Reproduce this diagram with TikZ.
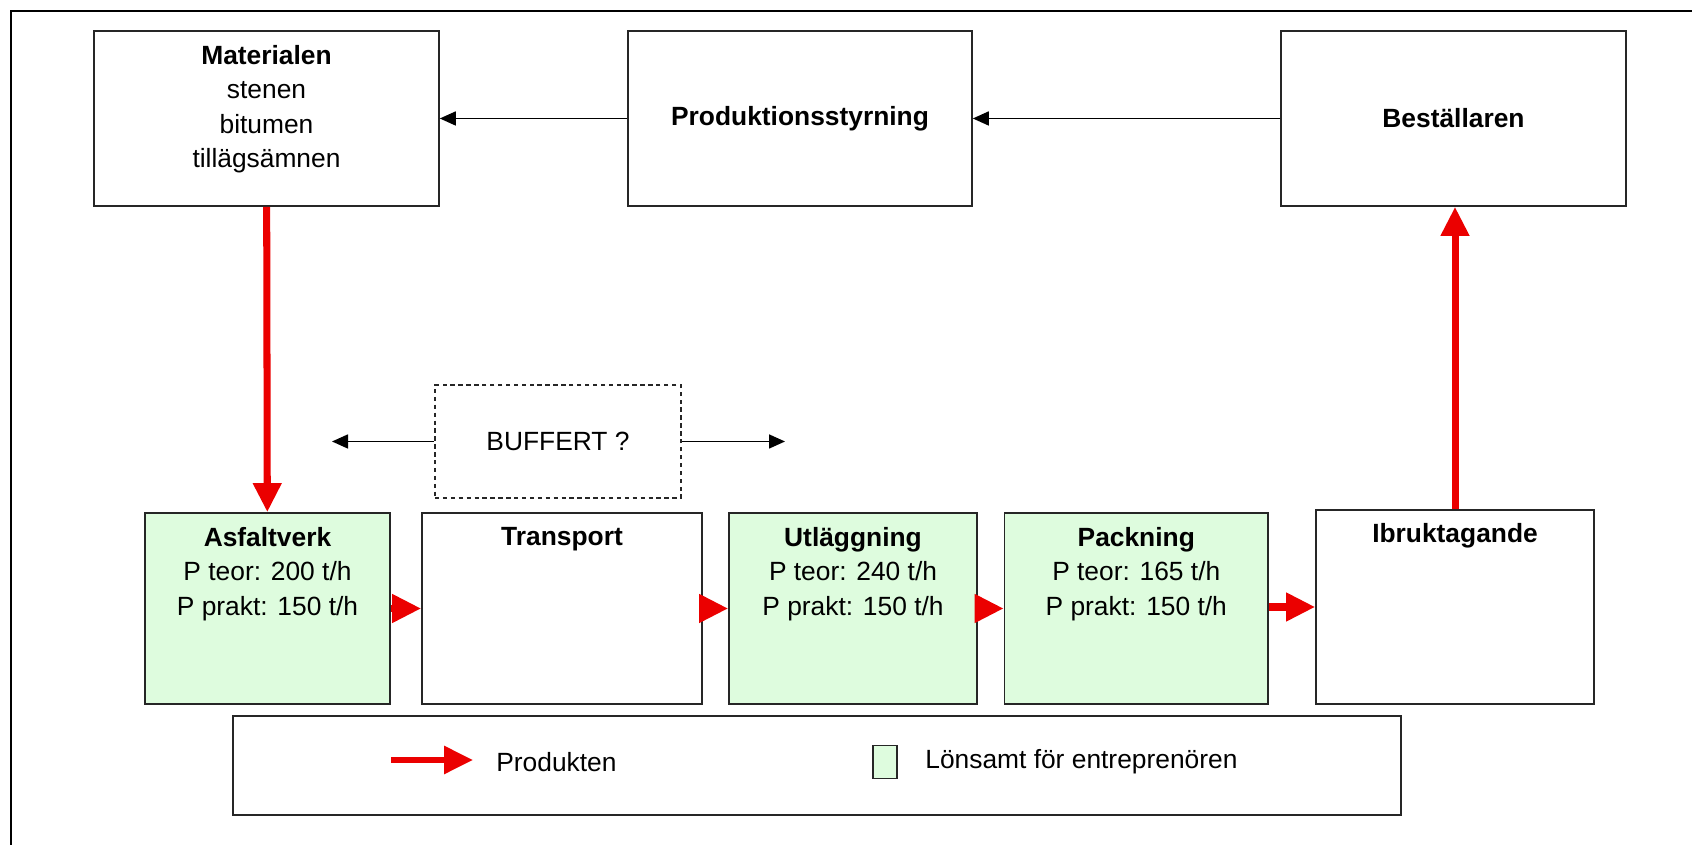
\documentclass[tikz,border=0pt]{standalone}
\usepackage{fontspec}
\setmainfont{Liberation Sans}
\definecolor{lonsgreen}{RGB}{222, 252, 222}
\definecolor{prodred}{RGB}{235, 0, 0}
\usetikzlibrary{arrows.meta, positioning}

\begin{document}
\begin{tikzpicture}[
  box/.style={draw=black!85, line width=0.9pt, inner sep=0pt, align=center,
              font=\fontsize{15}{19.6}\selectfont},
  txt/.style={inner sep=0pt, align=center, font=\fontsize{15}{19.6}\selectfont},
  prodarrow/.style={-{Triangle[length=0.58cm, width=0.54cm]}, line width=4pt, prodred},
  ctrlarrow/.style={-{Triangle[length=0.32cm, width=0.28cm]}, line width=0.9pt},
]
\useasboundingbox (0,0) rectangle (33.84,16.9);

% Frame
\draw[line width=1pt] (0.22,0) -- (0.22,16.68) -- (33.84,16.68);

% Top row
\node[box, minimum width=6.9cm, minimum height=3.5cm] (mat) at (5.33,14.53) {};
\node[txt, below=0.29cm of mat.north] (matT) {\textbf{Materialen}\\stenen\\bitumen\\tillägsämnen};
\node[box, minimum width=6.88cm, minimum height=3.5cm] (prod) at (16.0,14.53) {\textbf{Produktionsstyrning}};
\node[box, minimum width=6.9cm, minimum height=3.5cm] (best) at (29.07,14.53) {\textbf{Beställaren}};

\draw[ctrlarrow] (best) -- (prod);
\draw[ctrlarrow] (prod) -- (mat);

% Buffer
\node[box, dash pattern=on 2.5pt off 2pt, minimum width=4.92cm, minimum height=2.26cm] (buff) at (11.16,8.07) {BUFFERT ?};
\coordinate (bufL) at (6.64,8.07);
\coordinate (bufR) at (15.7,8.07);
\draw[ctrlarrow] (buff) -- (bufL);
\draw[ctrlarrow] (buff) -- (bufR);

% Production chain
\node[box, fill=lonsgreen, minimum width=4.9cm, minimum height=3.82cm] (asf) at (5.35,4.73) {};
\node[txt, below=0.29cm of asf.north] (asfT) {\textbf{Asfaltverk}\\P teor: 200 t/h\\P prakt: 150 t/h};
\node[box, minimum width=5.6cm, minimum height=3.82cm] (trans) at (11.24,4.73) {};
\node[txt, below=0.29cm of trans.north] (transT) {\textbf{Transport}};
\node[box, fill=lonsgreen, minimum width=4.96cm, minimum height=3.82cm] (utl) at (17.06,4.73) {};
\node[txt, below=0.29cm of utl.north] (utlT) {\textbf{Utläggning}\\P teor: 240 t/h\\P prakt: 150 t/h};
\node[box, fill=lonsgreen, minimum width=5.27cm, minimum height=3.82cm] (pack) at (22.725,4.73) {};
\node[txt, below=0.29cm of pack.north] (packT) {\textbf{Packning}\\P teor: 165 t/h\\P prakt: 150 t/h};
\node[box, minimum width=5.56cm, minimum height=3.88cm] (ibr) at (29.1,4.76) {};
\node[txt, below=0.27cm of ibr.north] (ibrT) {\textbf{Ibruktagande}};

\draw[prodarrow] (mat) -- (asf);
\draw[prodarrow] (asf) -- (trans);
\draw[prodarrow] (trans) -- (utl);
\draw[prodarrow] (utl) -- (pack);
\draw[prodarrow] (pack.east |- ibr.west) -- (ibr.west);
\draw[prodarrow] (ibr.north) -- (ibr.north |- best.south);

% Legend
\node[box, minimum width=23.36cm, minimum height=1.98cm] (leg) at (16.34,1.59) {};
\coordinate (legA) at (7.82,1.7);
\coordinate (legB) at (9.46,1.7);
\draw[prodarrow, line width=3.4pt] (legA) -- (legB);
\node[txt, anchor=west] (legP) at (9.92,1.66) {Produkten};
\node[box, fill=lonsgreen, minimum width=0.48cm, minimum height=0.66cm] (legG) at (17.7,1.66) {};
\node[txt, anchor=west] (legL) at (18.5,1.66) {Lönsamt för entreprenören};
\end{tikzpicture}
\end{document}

=-=-=-=-=

**Task statement:** From the first line above down to the line with "(0.22,16.68) -- (33.84,16.68);", reproduce every line and no others, omitting pictures.

**Result for this task:**
Reproduce this diagram with TikZ.
\documentclass[tikz,border=0pt]{standalone}
\usepackage{fontspec}
\setmainfont{Liberation Sans}
\definecolor{lonsgreen}{RGB}{222, 252, 222}
\definecolor{prodred}{RGB}{235, 0, 0}
\usetikzlibrary{arrows.meta, positioning}

\begin{document}
\begin{tikzpicture}[
  box/.style={draw=black!85, line width=0.9pt, inner sep=0pt, align=center,
              font=\fontsize{15}{19.6}\selectfont},
  txt/.style={inner sep=0pt, align=center, font=\fontsize{15}{19.6}\selectfont},
  prodarrow/.style={-{Triangle[length=0.58cm, width=0.54cm]}, line width=4pt, prodred},
  ctrlarrow/.style={-{Triangle[length=0.32cm, width=0.28cm]}, line width=0.9pt},
]
\useasboundingbox (0,0) rectangle (33.84,16.9);

% Frame
\draw[line width=1pt] (0.22,0) -- (0.22,16.68) -- (33.84,16.68);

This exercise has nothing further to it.